“Keyword research is hard” is something I heard recently.
It’s also something I said myself for the first time about four years ago, and have had it repeated back to me a lot of times since during the first steps of both SEO and Paid Search campaigns.
It appears hard for the marketer first learning about the detail of a business, and hard for the small business owner who might not quite understand what keyword research is initially.
Many small businesses want the rewards of a well-applied SEO strategy but are limited by one or more of these universal business barriers:
Often those limitations open a chasm between what’s achievable in the short term and what the longer-term objective is.
A Short History
Years of Yellow Pages-type advertising have meant many sole traders and small companies have only ever had to write 200 words of copy (list of services, call-to-action, contact details).

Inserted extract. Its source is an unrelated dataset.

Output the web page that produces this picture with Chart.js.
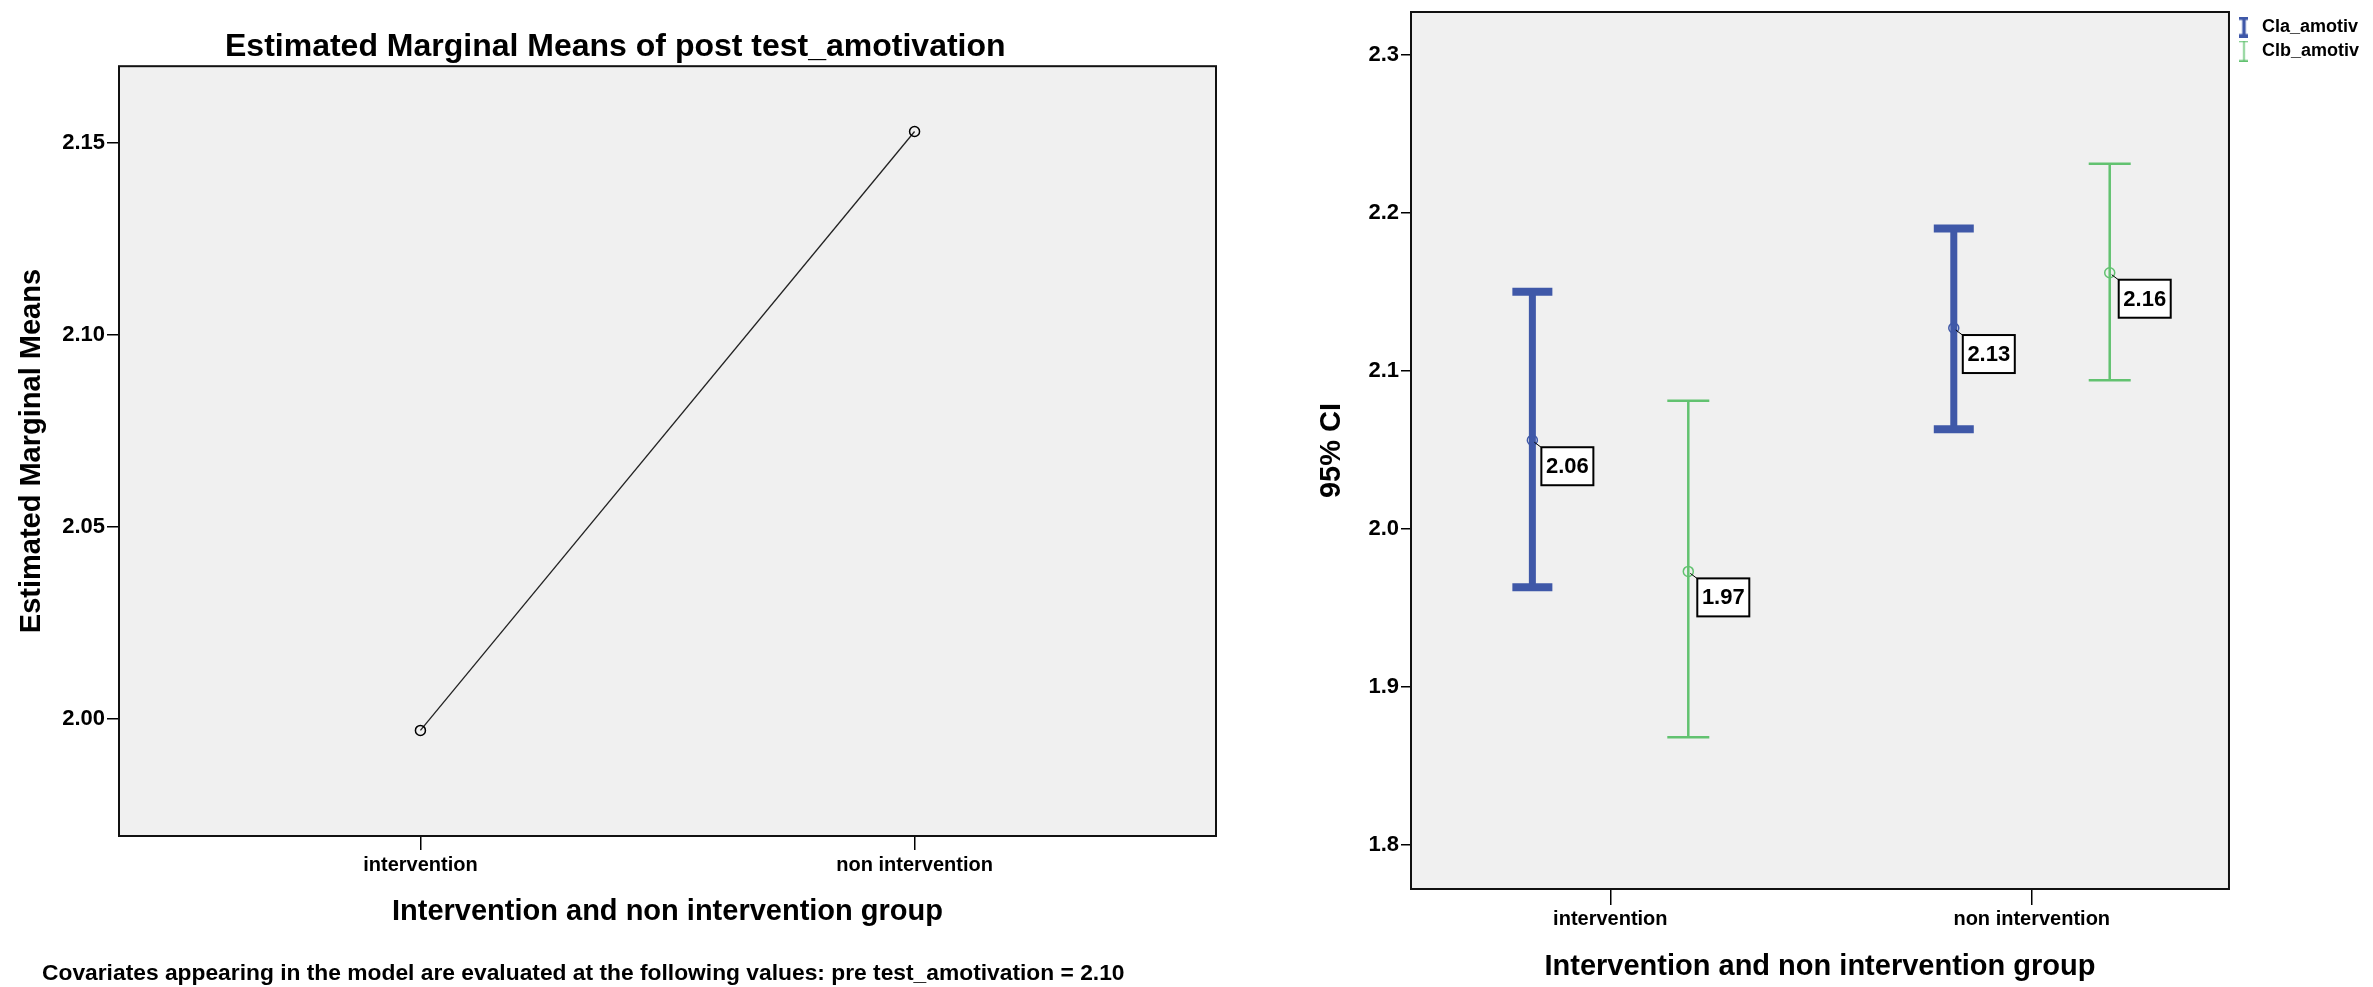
<!DOCTYPE html>
<html>
<head>
<meta charset="utf-8">
<script src="https://cdn.jsdelivr.net/npm/chart.js@4.4.1/dist/chart.umd.min.js"></script>
<style>
	html, body { margin: 0; padding: 0; background: #fff; width: 2373px; height: 987px; overflow: hidden; position: relative; font-family: "Liberation Sans", Arial, sans-serif; }
	#leftWrap { position: absolute; left: -28px; top: 0; width: 1290px; height: 987px; }
	#rightWrap { position: absolute; left: 1290px; top: 0; width: 1083px; height: 987px; }
	#note { position: absolute; left: 42px; top: 960px; font-weight: bold; font-size: 22.8px; line-height: 25px; white-space: nowrap; color: #000; }
</style>
</head>
<body>
<div id="leftWrap"><canvas id="left"></canvas></div>
<div id="rightWrap"><canvas id="right"></canvas></div>
<div id="note">Covariates appearing in the model are evaluated at the following values: pre test_amotivation = 2.10</div>
<script>
// Groups on the x axis (both panels)
var groups = ['intervention', 'non intervention'];

// Left panel: estimated marginal means of post test_amotivation
var emMeans = [1.997, 2.153];
var emTicks = [2.00, 2.05, 2.10, 2.15];

// Right panel: means with 95% CI
var seriesNames = ['Cla_amotiv', 'Clb_amotiv'];
var claMean = [2.056, 2.127];
var claLow = [1.963, 2.063];
var claHigh = [2.150, 2.190];
var clbMean = [1.973, 2.162];
var clbLow = [1.868, 2.094];
var clbHigh = [2.081, 2.231];
var ciTicks = [1.8, 1.9, 2.0, 2.1, 2.2, 2.3];

var FONT = '"Liberation Sans", Arial, sans-serif';
var BLUE = '#3f58a8';
var GREEN = '#62c270';

Chart.defaults.font.family = FONT;
Chart.defaults.font.weight = 'bold';
Chart.defaults.color = '#000';

// grey plot background and black frame, SPSS style
var plotFrame = {
	id: 'plotFrame',
	beforeDraw: function(chart) {
		var a = chart.chartArea, ctx = chart.ctx;
		ctx.save();
		ctx.fillStyle = '#f0f0f0';
		ctx.fillRect(a.left, a.top, a.right - a.left, a.bottom - a.top);
		ctx.restore();
	},
	afterDraw: function(chart) {
		var a = chart.chartArea, ctx = chart.ctx;
		ctx.save();
		ctx.strokeStyle = '#111';
		ctx.lineWidth = 2;
		ctx.strokeRect(a.left, a.top, a.right - a.left, a.bottom - a.top);
		ctx.restore();
	}
};

// boxed value labels next to the means
var meanLabels = {
	id: 'meanLabels',
	afterDatasetsDraw: function(chart) {
		var ctx = chart.ctx;
		chart.data.datasets.forEach(function(ds, di) {
			if (!ds.valueBoxes) return;
			chart.getDatasetMeta(di).data.forEach(function(pt, i) {
				var text = ds.data[i].y.toFixed(2);
				var bx = pt.x + 9, by = pt.y + 7, bw = 52, bh = 38;
				ctx.save();
				ctx.strokeStyle = '#000';
				ctx.lineWidth = 1;
				ctx.beginPath();
				ctx.moveTo(pt.x + 2, pt.y + 2);
				ctx.lineTo(bx + 1, by + 1);
				ctx.stroke();
				ctx.fillStyle = '#fff';
				ctx.fillRect(bx, by, bw, bh);
				ctx.lineWidth = 2;
				ctx.strokeRect(bx, by, bw, bh);
				ctx.fillStyle = '#000';
				ctx.font = 'bold 22px ' + FONT;
				ctx.textAlign = 'center';
				ctx.textBaseline = 'middle';
				ctx.fillText(text, bx + bw / 2, by + bh / 2 + 1);
				ctx.restore();
			});
		});
	}
};

function fixedTicks(list) {
	return function(scale) {
		scale.ticks = list.map(function(v) { return { value: v }; });
	};
}

// fix the axis box size and drop the label overhang padding
function fitY(w) {
	return function(s) { s.width = w; s.paddingTop = 0; s.paddingBottom = 0; };
}
function fitX(h) {
	return function(s) { s.height = h; s.paddingLeft = 0; s.paddingRight = 0; };
}

function tickGrid(len) {
	return { drawOnChartArea: false, drawTicks: true, tickLength: len, color: '#000', lineWidth: 1.5 };
}

// ---------- left panel ----------
new Chart(document.getElementById('left'), {
	type: 'scatter',
	data: {
		datasets: [{
			data: emMeans.map(function(v, i) { return { x: i, y: v }; }),
			showLine: true,
			borderColor: '#222',
			borderWidth: 1.3,
			pointRadius: 5,
			pointBorderWidth: 1.5,
			pointBorderColor: '#000',
			pointBackgroundColor: 'rgba(0,0,0,0)'
		}]
	},
	options: {
		responsive: true,
		maintainAspectRatio: false,
		animation: false,
		layout: { autoPadding: false, padding: { left: 42.6, top: 0, right: 46, bottom: 57.6 } },
		plugins: {
			legend: { display: false },
			tooltip: { enabled: false },
			title: {
				display: true,
				text: 'Estimated Marginal Means of post test_amotivation',
				font: { size: 32, weight: 'bold' },
				color: '#000',
				padding: { top: 27.8, bottom: 0 }
			}
		},
		scales: {
			x: {
				type: 'linear',
				min: -0.61,
				max: 1.61,
				afterBuildTicks: fixedTicks([0, 1]),
				afterFit: fitX(93.4),
				border: { display: false },
				grid: tickGrid(14),
				ticks: {
					padding: 3,
					maxRotation: 0,
					autoSkip: false,
					font: { size: 20, weight: 'bold' },
					callback: function(v) { return groups[v]; }
				},
				title: { display: true, text: 'Intervention and non intervention group', font: { size: 29, weight: 'bold' }, padding: 0 }
			},
			y: {
				type: 'linear',
				min: 1.9695,
				max: 2.170,
				afterBuildTicks: fixedTicks(emTicks),
				afterFit: fitY(104.4),
				border: { display: false },
				grid: tickGrid(12),
				ticks: {
					padding: 2,
					font: { size: 22, weight: 'bold' },
					callback: function(v) { return v.toFixed(2); }
				},
				title: { display: true, text: 'Estimated Marginal Means', font: { size: 29, weight: 'bold' }, padding: 0 }
			}
		}
	},
	plugins: [plotFrame]
});

// ---------- right panel ----------
var OFF = 0.185;

function barIcon(color, stem, cap) {
	var c = document.createElement('canvas');
	c.width = 9;
	c.height = 21;
	var g = c.getContext('2d');
	g.fillStyle = color;
	g.fillRect(0, 0, 9, cap);
	g.fillRect(0, 21 - cap, 9, cap);
	g.fillRect((9 - stem) / 2, 0, stem, 21);
	return c;
}
var iconA = barIcon(BLUE, 3.5, 3.5);
var iconB = barIcon(GREEN, 1.5, 1.5);

function meanPoints(means, dx) {
	return means.map(function(v, i) { return { x: i + dx, y: v }; });
}
function whisker(low, high, dx) {
	var out = [];
	low.forEach(function(v, i) {
		out.push({ x: i + dx, y: v });
		out.push({ x: i + dx, y: high[i] });
		out.push({ x: i + dx, y: null });
	});
	return out;
}
function caps(low, high, dx) {
	var out = [];
	low.forEach(function(v, i) {
		out.push({ x: i + dx, y: v });
		out.push({ x: i + dx, y: high[i] });
	});
	return out;
}

new Chart(document.getElementById('right'), {
	type: 'scatter',
	data: {
		datasets: [
			{ data: meanPoints(claMean, -OFF), valueBoxes: true, pointRadius: 5, pointBorderWidth: 1.5, pointBorderColor: BLUE, pointBackgroundColor: 'rgba(0,0,0,0)' },
			{ data: meanPoints(clbMean, OFF), valueBoxes: true, pointRadius: 5, pointBorderWidth: 1.5, pointBorderColor: GREEN, pointBackgroundColor: 'rgba(0,0,0,0)' },
			{ data: caps(claLow, claHigh, -OFF), pointStyle: 'line', pointRadius: 20, pointBorderWidth: 8, pointBorderColor: BLUE },
			{ data: caps(clbLow, clbHigh, OFF), pointStyle: 'line', pointRadius: 21, pointBorderWidth: 2.5, pointBorderColor: GREEN },
			{ data: whisker(claLow, claHigh, -OFF), showLine: true, spanGaps: false, borderColor: BLUE, borderWidth: 7, pointRadius: 0 },
			{ data: whisker(clbLow, clbHigh, OFF), showLine: true, spanGaps: false, borderColor: GREEN, borderWidth: 2.5, pointRadius: 0 }
		]
	},
	options: {
		responsive: true,
		maintainAspectRatio: false,
		animation: false,
		layout: { autoPadding: false, padding: { left: 24.6, top: 12, right: 4, bottom: 2.6 } },
		plugins: {
			tooltip: { enabled: false },
			legend: {
				position: 'right',
				align: 'start',
				labels: {
					usePointStyle: true,
					pointStyleWidth: 18,
					padding: 6,
					color: '#000',
					font: { size: 18, weight: 'bold' },
					generateLabels: function() {
						return [
							{ text: seriesNames[0], pointStyle: iconA, fillStyle: BLUE, strokeStyle: BLUE, lineWidth: 0, hidden: false, datasetIndex: 0 },
							{ text: seriesNames[1], pointStyle: iconB, fillStyle: GREEN, strokeStyle: GREEN, lineWidth: 0, hidden: false, datasetIndex: 1 }
						];
					}
				}
			}
		},
		scales: {
			x: {
				type: 'linear',
				min: -0.473,
				max: 1.468,
				afterBuildTicks: fixedTicks([0, 1]),
				afterFit: fitX(95.4),
				border: { display: false },
				grid: tickGrid(16),
				ticks: {
					padding: 2,
					maxRotation: 0,
					autoSkip: false,
					font: { size: 20, weight: 'bold' },
					callback: function(v) { return groups[v]; }
				},
				title: { display: true, text: 'Intervention and non intervention group', font: { size: 29, weight: 'bold' }, padding: 0 }
			},
			y: {
				type: 'linear',
				min: 1.772,
				max: 2.327,
				afterBuildTicks: fixedTicks(ciTicks),
				afterFit: fitY(96.4),
				border: { display: false },
				grid: tickGrid(10),
				ticks: {
					padding: 2,
					font: { size: 22, weight: 'bold' },
					callback: function(v) { return v.toFixed(1); }
				},
				title: { display: true, text: '95% CI', font: { size: 29, weight: 'bold' }, padding: 0 }
			}
		}
	},
	plugins: [plotFrame, meanLabels]
});
</script>
</body>
</html>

Now that they’re told that having “good content” on a website is necessary for ranking in search results, some are sent into panic or almost-instant writer’s block.
There are hundreds of thousands of businesses in the UK that face this problem and end up with a “small web presence”, a website with a single-digit number of pages that doesn’t inform their customers about their business any more than their company name alone does.
A Quick Solution
Discovering keywords that are suitable for use on the pages of your website really can help with the lack of time and creativity the small business owner has to put into their website content. Not everyone was born a writer, but having web content isn’t about practicing your literary skills — it’s about telling people how you can help them, which business owners do every day. Finding new “keywords” to use can prompt fuller disclosure of services, more detailed description of products and portray a more engaging side to a business.

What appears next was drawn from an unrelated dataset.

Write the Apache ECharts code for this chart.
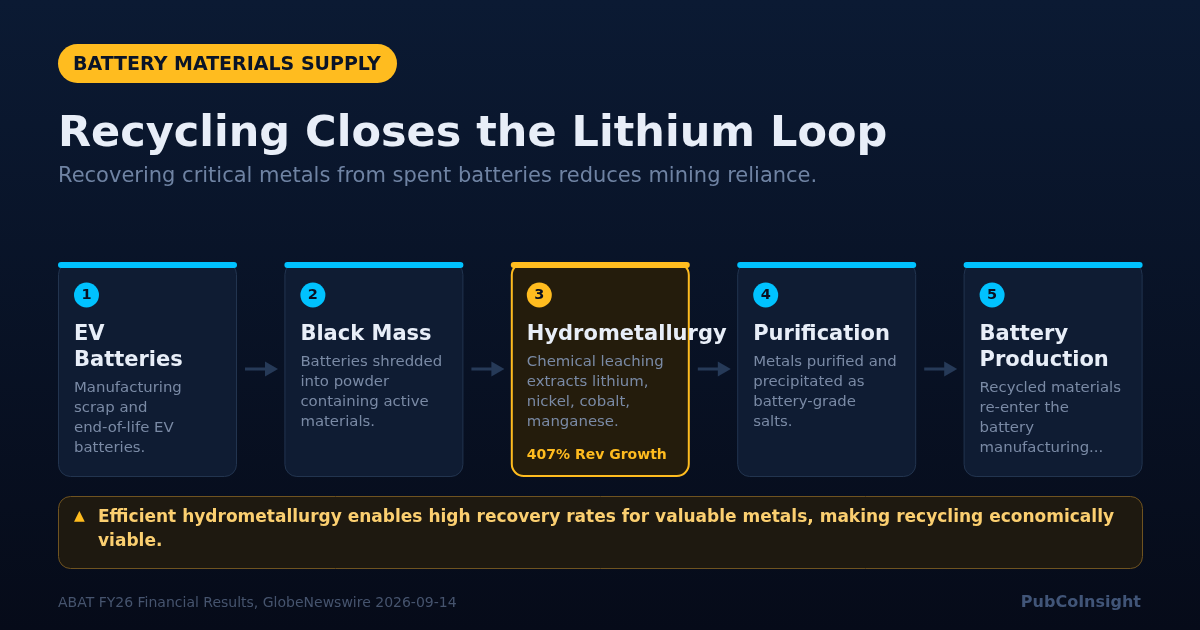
<!DOCTYPE html>
<html>
<head>
<meta charset="utf-8">
<script src="https://cdn.jsdelivr.net/npm/echarts@6/dist/echarts.min.js"></script>
<style>
    html, body { margin: 0; padding: 0; background: #050a18; }
    #main { width: 1200px; height: 630px; }
</style>
</head>
<body>
<div id="main"></div>
<script>
    var stepNumbers = ['1', '2', '3', '4', '5'];
    var stepTitles = [
        ['EV', 'Batteries'],
        ['Black Mass'],
        ['Hydrometallurgy'],
        ['Purification'],
        ['Battery', 'Production']
    ];
    var stepTexts = [
        ['Manufacturing', 'scrap and', 'end-of-life EV', 'batteries.'],
        ['Batteries shredded', 'into powder', 'containing active', 'materials.'],
        ['Chemical leaching', 'extracts lithium,', 'nickel, cobalt,', 'manganese.'],
        ['Metals purified and', 'precipitated as', 'battery-grade', 'salts.'],
        ['Recycled materials', 're-enter the', 'battery', 'manufacturing...']
    ];
    var stepTags = ['', '', '407% Rev Growth', '', ''];
    var highlightStep = 2;

    var badgeText = 'BATTERY MATERIALS SUPPLY';
    var titleText = 'Recycling Closes the Lithium Loop';
    var subtitleText = 'Recovering critical metals from spent batteries reduces mining reliance.';
    var calloutLines = [
        'Efficient hydrometallurgy enables high recovery rates for valuable metals, making recycling economically',
        'viable.'
    ];
    var sourceText = 'ABAT FY26 Financial Results, GlobeNewswire 2026-09-14';
    var brandText = 'PubCoInsight';

    var FONT = '"DejaVu Sans", sans-serif';
    var CYAN = '#00c2ff', AMBER = '#ffbc1f';
    var CARD_W = 179;

    function textEl(str, x, y, size, weight, color, align) {
        return {
            type: 'text',
            z: 5,
            style: {
                text: str, x: x, y: y,
                font: weight + ' ' + size + 'px ' + FONT,
                fill: color,
                textAlign: align || 'left',
                textVerticalAlign: 'middle'
            }
        };
    }

    function renderStep(params, api) {
        var i = api.value(0);
        var center = api.coord([i, 1]);
        var bottom = api.coord([i, 0]);
        var x = center[0] - CARD_W / 2, top = center[1], h = bottom[1] - top;
        var hot = i === highlightStep;
        var accent = hot ? AMBER : CYAN;
        var inset = hot ? 1 : 0.5;
        var kids = [];

        kids.push({
            type: 'rect',
            shape: { x: x + inset, y: top + inset, width: CARD_W - inset * 2, height: h - inset * 2, r: 12 },
            style: {
                fill: hot ? '#241c0c' : '#0f1c33',
                stroke: hot ? AMBER : '#22344f',
                lineWidth: hot ? 2 : 1
            }
        });
        kids.push({
            type: 'rect',
            shape: { x: x, y: top, width: CARD_W, height: 6, r: 3 },
            style: { fill: accent }
        });
        kids.push({
            type: 'circle',
            shape: { cx: x + 28.5, cy: top + 33, r: 12.5 },
            style: { fill: accent }
        });
        kids.push(textEl(stepNumbers[i], x + 28.5, top + 33.5, 14.5, 'bold', '#0a1020', 'center'));

        var lines = stepTitles[i], y = top + 73;
        lines.forEach(function (line, k) {
            kids.push(textEl(line, x + 16, y + k * 26, 21, 'bold', '#e8eef8'));
        });
        var descY = y + (lines.length - 1) * 26 + 27;
        stepTexts[i].forEach(function (line, k) {
            kids.push(textEl(line, x + 16, descY + k * 20, 14.9, 'normal', '#7a8aa5'));
        });
        if (stepTags[i]) {
            kids.push(textEl(stepTags[i], x + 16, top + 193, 14, 'bold', AMBER));
        }

        // arrow to the next card
        if (i < stepNumbers.length - 1) {
            var ax = x + CARD_W + 8, ay = top + 107;
            kids.push({
                type: 'rect',
                shape: { x: ax, y: ay - 1.5, width: 21, height: 3 },
                style: { fill: '#263a58' }
            });
            kids.push({
                type: 'polygon',
                shape: { points: [[ax + 20, ay - 7.5], [ax + 33, ay], [ax + 20, ay + 7.5]] },
                style: { fill: '#263a58' }
            });
        }
        return { type: 'group', children: kids };
    }

    var myChart = echarts.init(document.getElementById('main'), null, { renderer: 'canvas' });

    var option = {
        animation: false,
        backgroundColor: {
            type: 'linear', x: 0, y: 0, x2: 0, y2: 1,
            colorStops: [
                { offset: 0, color: '#0b1a33' },
                { offset: 1, color: '#060b19' }
            ]
        },
        grid: { left: 34.3, width: 1132, top: 262, height: 215 },
        xAxis: { type: 'category', data: stepNumbers, show: false },
        yAxis: { type: 'value', min: 0, max: 1, show: false },
        series: [{
            type: 'custom',
            clip: false,
            renderItem: renderStep,
            data: stepNumbers.map(function (n, i) { return [i, 1]; }),
            encode: { x: 0, y: 1 }
        }],
        graphic: [
            { type: 'rect', shape: { x: 58, y: 44, width: 339, height: 39, r: 19.5 }, style: { fill: AMBER } },
            { type: 'text', style: { text: badgeText, x: 73, y: 65, font: 'bold 19px ' + FONT, fill: '#0a1428', textVerticalAlign: 'middle' } },
            { type: 'text', style: { text: titleText, x: 58, y: 134.5, font: 'bold 43px ' + FONT, fill: '#e8eef8', textVerticalAlign: 'middle' } },
            { type: 'text', style: { text: subtitleText, x: 58, y: 177, font: 'normal 21px ' + FONT, fill: '#6f83a3', textVerticalAlign: 'middle' } },

            { type: 'rect', shape: { x: 58.5, y: 496.5, width: 1084, height: 72, r: 12 }, style: { fill: '#1e1910', stroke: '#6f5320', lineWidth: 1 } },
            { type: 'text', style: { text: '\u25B2', x: 74, y: 516, font: 'normal 14px ' + FONT, fill: AMBER, textVerticalAlign: 'middle' } },
            { type: 'text', style: { text: calloutLines[0], x: 98, y: 518, font: 'bold 17px ' + FONT, fill: '#fbcf70', textVerticalAlign: 'middle' } },
            { type: 'text', style: { text: calloutLines[1], x: 98, y: 542, font: 'bold 17px ' + FONT, fill: '#fbcf70', textVerticalAlign: 'middle' } },

            { type: 'text', style: { text: sourceText, x: 58, y: 603, font: 'normal 14px ' + FONT, fill: '#46546e', textVerticalAlign: 'middle' } },
            { type: 'text', style: { text: brandText, x: 1141, y: 603, font: 'bold 16px ' + FONT, fill: '#415578', textAlign: 'right', textVerticalAlign: 'middle' } }
        ]
    };

    myChart.setOption(option);
</script>
</body>
</html>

Hold on a minute, what are “keywords”?
There are various uses of keywords depending on which part of the conversion funnel you are targeting. For example, many of the more-affordable SEO strategies focus on short-tail, conversion-likely keywords — the kind used by people searching for “Product X” in “Location One”. This is the kind of search that happens when a prospective customer desires to use that service or product. These keywords are relatively easy to discover using tools like the AdWords Keyword Tool or Google Suggest.
However these keywords are likely to make only a small percentage of searches that people will eventually visit a website via.
Other, longer terms and phrases, variations, synonyms, abbreviations and bastardisations of target phrases at both ends of the conversion funnel are going to lead people to your website, and may “perform” better than the more obvious keywords.
Bridging The Gap
Keyword Research exists to solve two problems:
- Which words should we include on our website?
- Where should we include them?
Let’s answer those questions.
1. Which words should we include on our website?
Answer: Any words that relate to your business.
Really — that’s the truth. If a word does genuinely relate to your business, find a useful, relevant place to include it within your website content, page titles and linking text.
“Any words that relate to your business” isn’t useful enough, however. If you’re writing the text, it’s imperative that you are able to actually come up with those words and use them appropriately.
Well developed answers to interview-style questions can go a long way to fulfilling the criteria.
If Jeremy Paxman interviewed you about
- What you did
- How you did it
- Where you do it
- When you do it
- What is it really?
- What is it similar to?
- Who gets the most benefit from it?
- Who could benefit from it but doesn’t?
— there’d definitely be sufficient content for your small business website.
- If you recorded every conversation you’ve ever had with a customer or colleague and had it transcribed, it would probably cater for a lot of the Customer Service, Product detail or FAQ page content
- If you took the bullet points of your business plan and fleshed it out into web pages it would contain enough information about the customers you’re targeting that your website would appropriately target them
2. Where should we include these words?
Answer: In the most appropriate places
In order to place keywords appropriately, first categorise them and then designate either individual pages or “types” of pages suitable for their use.
Here are a few examples of types of Pages:
—FAQs/Frequently Asked Questions.
Some websites do this very well, many do it very badly (“No job too small” is neither a question nor an answer).
— Review/Testimonial pages.
These are an excellent way of “out-sourcing” your content writing to your own customers!
— Product/Service Page
This is where a lot of the descriptive detail about products should be published, in addition to much of the “sales” language you would use when pitching your services to a prospective customer.
— Case Studies
Case Studies pages are really useful places to feature detailed information about projects you have worked on other business you have worked with and locations where work took place. You can cover many of the synonymous terms for your products and services within case studies.
The Blog Panacea Myth
There’s a school of thought that promotes the idea that a blog alone can overcome all ranking challenges by earning lots of links and housing a range of long-tail keywords. This can be true, but a blog is not always the best fit for a business pressed for Time, Money and Creativity. There are other types of pages that may suit your company better.
Hopefully that’s some food for thought when you have to research keywords for website content.